What makes this campaign more than just another online petition is that it has found a foothold inside city government. Democratic Alderman Brendan Reilly, whose ward includes the downtown area where the tower sits, has introduced an ordinance to advance the renaming through the city’s official process.

That step matters. A petition, no matter how many signatures it collects, has no legal force on its own. An ordinance introduced by a sitting alderman is the mechanism that turns a popular idea into something the City Council can actually consider, debate, and vote on. It moves the conversation from social media into the chambers where street names are formally decided.

What It Would Take to Become Official

For now, nothing has changed, and the street sign isn’t coming down tomorrow. Renaming a street in Chicago is not a simple flip of a switch. A change like this would require approval from the mayor and the full City Council before it becomes official. That is a high bar, and there is no guarantee the proposal clears it.

Honorary and ceremonial street designations are common in Chicago, where brown honorary signs dot intersections across the city. But a full, official rename of a high-profile downtown thoroughfare carries more weight and tends to draw more scrutiny, especially when the address belongs to a building owned by a sitting president’s company.

Why Chicagoans Are Behind It

The appeal of the idea is easy to understand. Obama built his political career in Chicago, represented Illinois in the U.S. Senate, and still has deep ties to the city, where his presidential center is taking shape on the South Side. For the petition’s supporters, naming a downtown street after him is both a tribute and a pointed statement aimed at the property that bears Trump’s name in massive letters.

Forcing one of Trump’s signature buildings to carry Obama’s name on every map, every piece of mail, and every street sign is a symbolic jab that has clearly resonated. The petition’s rapid climb past 20,000 signatures shows there is real public energy behind it, even if the political path remains uncertain.

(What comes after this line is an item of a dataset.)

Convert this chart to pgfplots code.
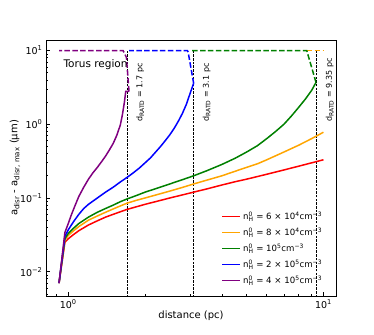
\documentclass[border=0pt]{standalone}
\usepackage{fontspec}
\setmainfont{DejaVu Sans}
\usepackage{pgfplots}
\pgfplotsset{compat=1.18}
\definecolor{mred}{HTML}{FF0000}
\definecolor{morange}{HTML}{FFA500}
\definecolor{mgreen}{HTML}{008000}
\definecolor{mblue}{HTML}{0000FF}
\definecolor{mpurple}{HTML}{800080}
\newcommand{\nH}{n\rlap{\textsuperscript{0}}\textsubscript{H}}
\begin{document}
\begin{tikzpicture}
\begin{axis}[
  scale only axis, width=290pt, height=256pt,
  xmode=log, ymode=log,
  xmin=0.818, xmax=11.2, ymin=0.00468, ymax=13.9,
  axis line style={line width=0.9pt},
  tick pos=left, tick align=inside,
  major tick length=4pt, minor tick length=2.2pt,
  every tick/.style={black, line width=0.7pt},
  xtick={1,10}, xticklabels={10\textsuperscript{0},10\textsuperscript{1}},
  minor xtick={0.9,2,3,4,5,6,7,8,9},
  ytick={0.01,0.1,1,10},
  yticklabels={10\textsuperscript{−2},10\textsuperscript{−1},10\textsuperscript{0},10\textsuperscript{1}},
  minor ytick={0.005,0.006,0.007,0.008,0.009,0.02,0.03,0.04,0.05,0.06,0.07,0.08,0.09,0.2,0.3,0.4,0.5,0.6,0.7,0.8,0.9,2,3,4,5,6,7,8,9},
  tick label style={font=\fontsize{9.5}{11}\selectfont},
  xlabel={distance (pc)},
  ylabel={a\textsubscript{disr} - a\textsubscript{disr, max} (μm)},
  label style={font=\fontsize{10}{12}\selectfont},
  xlabel style={at={(axis description cs:0.5,-0.078)}, anchor=center},
  ylabel style={at={(axis description cs:-0.107,0.5)}, anchor=center},
  legend style={draw=none, fill=none, at={(0.97,0.025)}, anchor=south east,
    font=\fontsize{8.6}{10}\selectfont, row sep=2.2pt},
  legend cell align=left,
  legend image code/.code={\draw[#1, line width=1.5pt, solid] (0pt,0pt) -- (18pt,0pt);},
]
% vertical lines
\addplot[forget plot, black, line width=0.6pt, dash pattern=on 2.5pt off 1.2pt] coordinates {(1.7,0.001) (1.7,10)};
\addplot[forget plot, black, line width=0.6pt, dash pattern=on 2.5pt off 1.2pt] coordinates {(3.1,0.001) (3.1,10)};
\addplot[forget plot, black, line width=0.6pt, dash pattern=on 2.5pt off 1.2pt] coordinates {(9.35,0.001) (9.35,10)};
% dashed parts
\addplot[forget plot, color=morange, line width=1.5pt, dash pattern=on 5.5pt off 2.4pt] coordinates {(8.6,10) (10,10)};
\addplot[forget plot, color=mgreen, line width=1.5pt, dash pattern=on 5.5pt off 2.4pt] coordinates {(9.35,3.7) (8.6,10) (3.05,10)};
\addplot[forget plot, color=mblue, line width=1.5pt, dash pattern=on 5.5pt off 2.4pt] coordinates {(3.1,3.6) (2.95,9.5) (2.93,10) (1.73,10)};
\addplot[forget plot, color=mpurple, line width=1.5pt, dash pattern=on 5.5pt off 2.4pt] coordinates {(1.73,2.8) (1.69,8.1) (1.64,10) (0.92,10)};
% solid curves
\addplot[color=mred, line width=1.5pt, solid] coordinates {(0.92,0.007) (0.97,0.025) (1.0,0.028) (1.05,0.032) (1.1,0.036) (1.2,0.043) (1.3,0.049) (1.4,0.055) (1.5,0.06) (1.6,0.065) (1.7,0.07) (1.85,0.076) (2.0,0.082) (2.25,0.091) (2.5,0.1) (2.8,0.11) (3.1,0.12) (3.5,0.133) (4.0,0.15) (4.5,0.166) (5.0,0.18) (5.5,0.195) (6.0,0.21) (7.0,0.24) (8.0,0.27) (9.0,0.3) (10,0.33)};
\addlegendentry{\nH{} = 6 × 10\textsuperscript{4}cm\textsuperscript{−3}}
\addplot[color=morange, line width=1.5pt, solid] coordinates {(0.92,0.007) (0.97,0.027) (1.0,0.031) (1.05,0.036) (1.1,0.041) (1.2,0.05) (1.3,0.057) (1.4,0.064) (1.5,0.071) (1.6,0.078) (1.7,0.085) (1.85,0.093) (2.0,0.1) (2.25,0.112) (2.5,0.124) (2.8,0.139) (3.1,0.155) (3.5,0.175) (4.0,0.2) (4.5,0.23) (5.0,0.26) (5.5,0.29) (6.0,0.33) (7.0,0.42) (8.0,0.52) (9.0,0.64) (10,0.78)};
\addlegendentry{\nH{} = 8 × 10\textsuperscript{4}cm\textsuperscript{−3}}
\addplot[color=mgreen, line width=1.5pt, solid] coordinates {(0.92,0.007) (0.97,0.028) (1.0,0.033) (1.05,0.039) (1.1,0.045) (1.2,0.055) (1.3,0.064) (1.4,0.072) (1.5,0.08) (1.6,0.089) (1.7,0.097) (1.85,0.108) (2.0,0.12) (2.25,0.137) (2.5,0.155) (2.8,0.177) (3.1,0.2) (3.5,0.235) (4.0,0.285) (4.5,0.345) (5.0,0.42) (5.5,0.51) (6.0,0.64) (6.5,0.8) (7.0,1.0) (7.5,1.3) (8.0,1.7) (8.5,2.2) (9.0,2.9) (9.35,3.7)};
\addlegendentry{\nH{} = 10\textsuperscript{5}cm\textsuperscript{−3}}
\addplot[color=mblue, line width=1.5pt, solid] coordinates {(0.92,0.007) (0.97,0.030) (1.0,0.037) (1.05,0.048) (1.1,0.06) (1.15,0.072) (1.2,0.082) (1.3,0.1) (1.4,0.12) (1.5,0.14) (1.6,0.165) (1.7,0.19) (1.8,0.22) (1.9,0.255) (2.0,0.3) (2.1,0.35) (2.2,0.42) (2.3,0.5) (2.4,0.6) (2.5,0.72) (2.6,0.88) (2.7,1.1) (2.8,1.4) (2.9,1.85) (3.0,2.6) (3.1,3.6)};
\addlegendentry{\nH{} = 2 × 10\textsuperscript{5}cm\textsuperscript{−3}}
\addplot[color=mpurple, line width=1.5pt, solid] coordinates {(0.92,0.007) (0.97,0.034) (1.0,0.045) (1.03,0.06) (1.06,0.077) (1.1,0.105) (1.15,0.14) (1.2,0.18) (1.25,0.22) (1.3,0.26) (1.35,0.31) (1.4,0.37) (1.45,0.45) (1.5,0.55) (1.55,0.71) (1.6,0.98) (1.63,1.35) (1.66,2.0) (1.68,2.8) (1.73,2.8)};
\addlegendentry{\nH{} = 4 × 10\textsuperscript{5}cm\textsuperscript{−3}}
% texts
\node[anchor=base west, font=\fontsize{10.5}{12}\selectfont] at (axis cs:0.928,5.9) {Torus region};
\node[rotate=90, anchor=north west, font=\fontsize{8}{9}\selectfont] at (axis cs:1.79,0.98) {d\textsubscript{RATD} = 1.7 pc};
\node[rotate=90, anchor=north west, font=\fontsize{8}{9}\selectfont] at (axis cs:3.26,0.98) {d\textsubscript{RATD} = 3.1 pc};
\node[rotate=90, anchor=north west, font=\fontsize{8}{9}\selectfont] at (axis cs:9.9,0.98) {d\textsubscript{RATD} = 9.35 pc};
\end{axis}
\pgfresetboundingbox
\path[use as bounding box] (-46pt,-38pt) rectangle (328pt,296pt);
\end{tikzpicture}
\end{document}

What This Means for Chicagoans

Street names are one of the few civic decisions where ordinary residents can directly shape the look and identity of their city. This effort is a reminder that those decisions ultimately run through elected officials, who answer to the people who put them in office. Whether the rename happens or not, the campaign has turned a piece of Chicago pavement into a national talking point and a test of how much weight a grassroots push can carry at City Hall.